The first traces of Marxism in Portugal date back to the second half of the 19th century. Alfredo Margarido identified the first reference to Karl Marx by a law student in 1852, named Oliveira Pinto (Margarido, A Introdução do Marxismo em Portugal [The Introduction of Marxism in Portugal], 1975, p.41). However, between the late 19th century and the first quarter of the 20th century, while in other countries the workers' movement had found a powerful source of inspiration in Marxist ideas, in Portugal republican and/or anarchist ideas predominated among the main social movements. It was only from the mid-1930s, after the 1929 world crisis and the establishment of the Estado Novo [New State], and at the time of the Popular Front in France and the Spanish Civil War, that Marxism began to assume greater relevance in Portugal, positioning itself ambivalently towards the legacies of republicanism and anarchism: while those who had formerly lent their voice to republican and/or anarchist causes were among the initial cultivators of Marxism, its rise occurred precisely by severing all links with these republican and anarchist political cultures, which were frequently explicitly repudiated by the Marxists.
Both the political dynamics of the Partido Comunista Português [Portuguese Communist Party] (PCP) - after a reorganisation of the party which had begun in the early 1940s - and the cultural activity of the neo-realist movement - already visible in the late 1930s - were responsible for the establishment of a specific place for Marxism in Portuguese history (Madeira, Os Engenheiros de Almas [The Engineers of Souls], 1996; Nunes, “Comunismo, antifascism e intelectuais” [“Communism, anti-fascism and intellectuals”, 1996; Pereira, ÁlvaroCunhal, 1999).

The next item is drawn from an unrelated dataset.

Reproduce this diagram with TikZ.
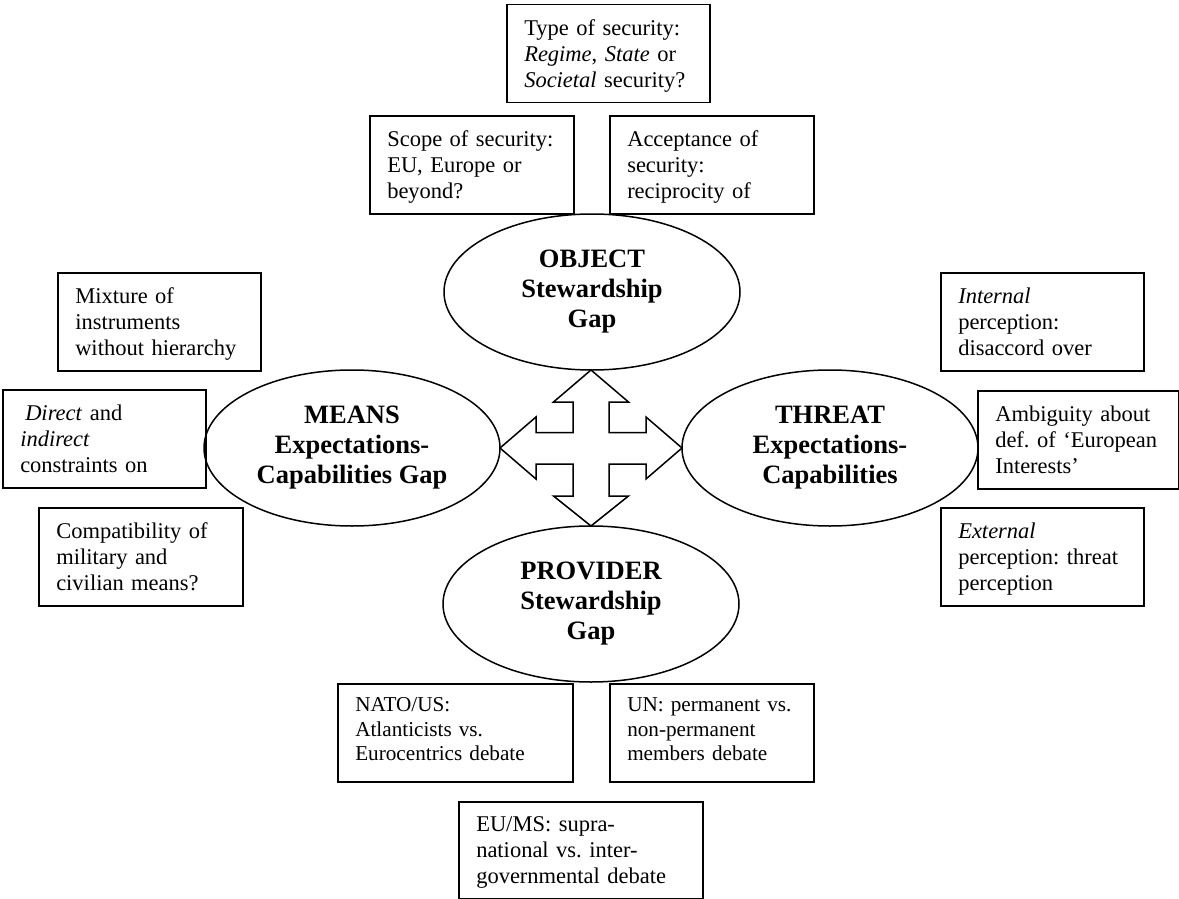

The two-fold origin of Marxism in Portugal - affiliated to the party-political sphere on the one hand, and the cultural field on the other - marked its path from the 1940s onwards. Its affirmation was as much due to the practices of a set of leaders, writers and artists, whose names are often highlighted when recalling the resistance to the dictatorship of the Estado Novo, as to the practices of anonymous militants with or without intellectually driven educational and labour trajectories. Beyond a doctrine and general theory or a specific party-political programme, in Portugal, from the late 1930s, Marxism represented an ideological culture within which several thousand people dedicated themselves to the analysis, representation or transformation of the existing situation.